Earnings, earnings, everywhere — and for the FinTech IPO Index, a notable rally marked the past five sessions.
The overall index was up 9.3%.
Blend Labs led the charge, where shares soared more than 84%.
In the company’s results, Blend noted its mortgage banking software processed 23.2% of the total market originations as measured by the Mortgage Bankers Association in the second half of 2022, up from 14.5% in the second half of 2021. Supplemental earnings materials show that its consumer banking suite revenues were up 34% to $5.2 million, and the declines in its mortgage suite revenues, at 33% year over year (YoY), to $17.8 million, were better than the 58% decline seen in industrywide mortgage loan origination volumes.
Open Lending saw its stock jump more than 55%. The company’s most recent earnings announcement shows that the company facilitated 32,408 certified loans during the first quarter of 2023, compared to 43,944 certified loans in the first quarter of 2022. Total revenue was $38.4 million during the first quarter of 2023, lower than the $50.1 million logged in the first quarter of 2022. New vehicle certifications as a percent of the total were 14.7%, compared to 5.6% last year. Used vehicle certifications were 85.3%, down from 94.4%.
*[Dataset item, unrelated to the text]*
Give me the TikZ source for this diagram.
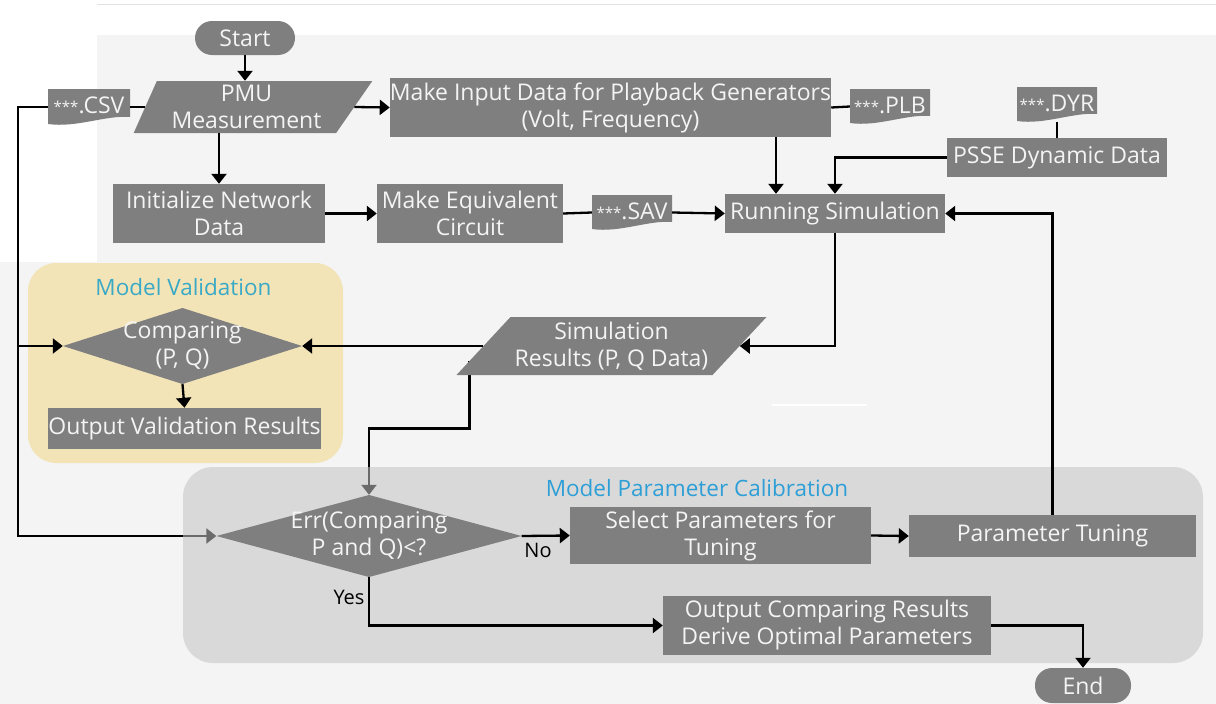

Oportun earnings this past week drove the shares up 41%. In the earnings release, management noted that the membership roster grew by 14% to 1.9 million. The company also said that products were up 17% to 1.9 million.
During the most recent quarter, the company said that revenues surged 21% to $260 million. Aggregate originations were $408 million, down 49% YoY. The filings detail the annualized net charge-off rate of 12.1% as compared to 8.6% for the prior-year period. The 30-plus-day delinquency rate of 5.5% was higher than the 4.5% for the prior-year period.
Our coverage of Affirm’s quarterly report noted that the company’s quarterly results showed double-digit gains in gross merchandise value (GMV). But consumers are pulling back on at least some categories of spending.
Shares in Affirm were up 36.6%.
The consumer electronics category declined 8% YoY. The home/lifestyle category also declined 10% YoY, whereas it had grown 2% YoY in the fiscal second quarter.
Revenue was up 7% YoY, or up 15%, excluding Peloton, to $381 million.
Active merchant count grew 19% YoY to 246,000 merchants overall, and merchants with greater than $1,000 in trailing 12-month GMV grew 29% YoY to 92,000.
Management said the banking sector in the last several months had pushed funding costs higher — an environment that will remain in place in the current fiscal fourth quarter.
CFO Michael Linford noted, “as you get to Q3 of next fiscal year, when we get to about nine months from now, you will begin to lap easier comps. And so we’re optimistic that by the time we get there, some of those businesses will return to some solid growth. But for now, the headwinds there continue.”
Upstart’s shares rallied 34.6%. The company, which uses AI to help power the platform’s lending efforts, posted a narrower loss than the Street had expected. In the most recent quarter, the company said its revenues slipped more than 50% to $147 million. The company’s lending partners, per the earnings release, originated 154,478 loans in the quarter, totaling $1.5 billion. Those figures were off by more than 60% from the year-ago period. The company also said it had secured about $2 billion in additional funding.
Toast’s first quarter results illustrated that during the quarter, the company added over 5,500 net new locations. Gross payment volume (GPV) increased 50% YoY to $26.7 billion.
Revenues from subscription services in the most recent quarter stood at $107 million, compared to $63 million last year. The stock rocketed up 18.2%.
“In the small SMB space, we’re optimizing pricing and packaging to meet the needs of that customer segment and leveraging an eCommerce sales motion and self-service onboarding to efficiently grow in this segment,” Toast Chairman and CEO Chris Comparato said.
In the quarter, the technology company also announced that it was integrating Order With Google into its platform, allowing restaurants to unlock a new channel for orders. The company also shared that it has acquired digital drive-thru signage company Delphi Display Systems in an effort to boost its QSR offerings.